• _TASK TO CARRY OUT_
Please print exactly the lines below, from the start of the material up to and including the line with "plt.rcParams['font.family'] = ['Open", but none of the pictures.

<<<<

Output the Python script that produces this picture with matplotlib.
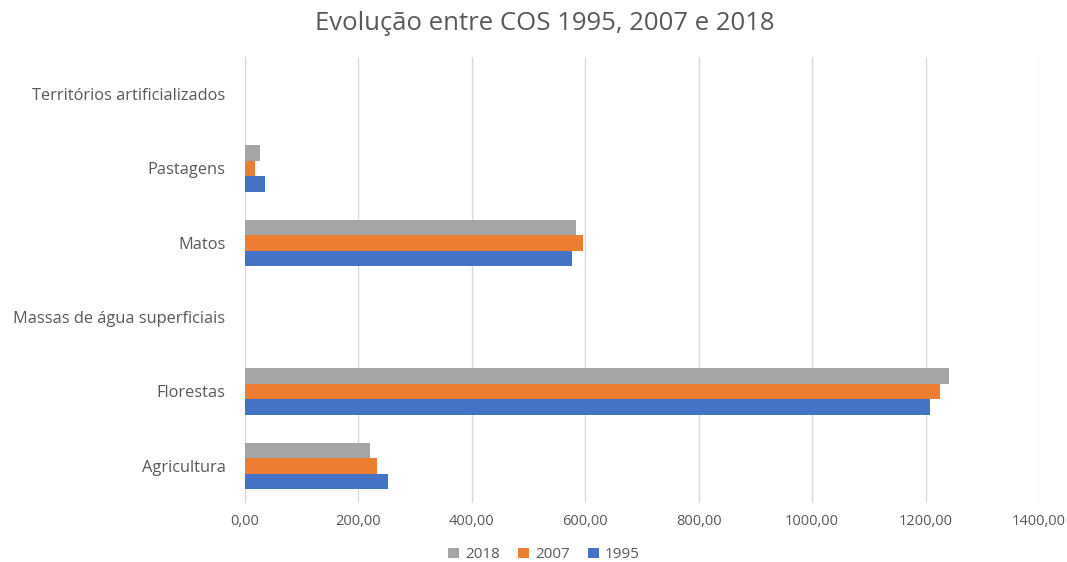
import matplotlib.pyplot as plt
import numpy as np

plt.rcParams['font.family'] = ['Open Sans', 'DejaVu Sans']

categories = ['Agricultura', 'Florestas', 'Massas de água superficiais',
              'Matos', 'Pastagens', 'Territórios artificializados']
v1995 = [253, 1208, 0, 576, 35, 0]
v2007 = [233, 1225, 0, 596, 17, 0]
v2018 = [221, 1242, 0, 584, 26, 0]
ticks = [0, 200, 400, 600, 800, 1000, 1200, 1400]

fig = plt.figure(figsize=(10.67, 5.62), dpi=100)
ax = fig.add_axes([0.2296, 0.105, 0.7442, 0.7936])

y = np.arange(len(categories))
h = 0.207
ax.barh(y - h, v1995, height=h, color='#4472c4', label='1995')
ax.barh(y, v2007, height=h, color='#ed7d31', label='2007')
ax.barh(y + h, v2018, height=h, color='#a5a5a5', label='2018')

ax.set_xlim(0, 1400)
ax.set_ylim(-0.5, len(categories) - 0.5)
ax.set_xticks(ticks)
ax.set_xticklabels([f'{t},00' for t in ticks])
ax.set_yticks(y)
ax.set_yticklabels(categories)
ax.tick_params(length=0, colors='#595959', pad=8)
ax.tick_params(axis='x', labelsize=10.5)
ax.tick_params(axis='y', labelsize=11.8, pad=14)
ax.grid(axis='x', color='#d9d9d9', linewidth=1)
ax.set_axisbelow(True)
for s in ax.spines.values():
    s.set_visible(False)

fig.text(0.511, 0.958, 'Evolução entre COS 1995, 2007 e 2018', fontsize=18.5,
         color='#595959', ha='center', va='center')

handles, labels = ax.get_legend_handles_labels()
fig.legend(handles[::-1], labels[::-1], loc='lower center', ncol=3,
           frameon=False, fontsize=11, labelcolor='#595959',
           bbox_to_anchor=(0.51, -0.025), handlelength=0.7, handleheight=0.7,
           columnspacing=1.2, handletextpad=0.4)

fig.savefig('out.png', dpi=100)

>>>>

• _FINISHED TASK_
Output the Python script that produces this picture with matplotlib.
import matplotlib.pyplot as plt
import numpy as np

plt.rcParams['font.family'] = ['Open Sans', 'DejaVu Sans']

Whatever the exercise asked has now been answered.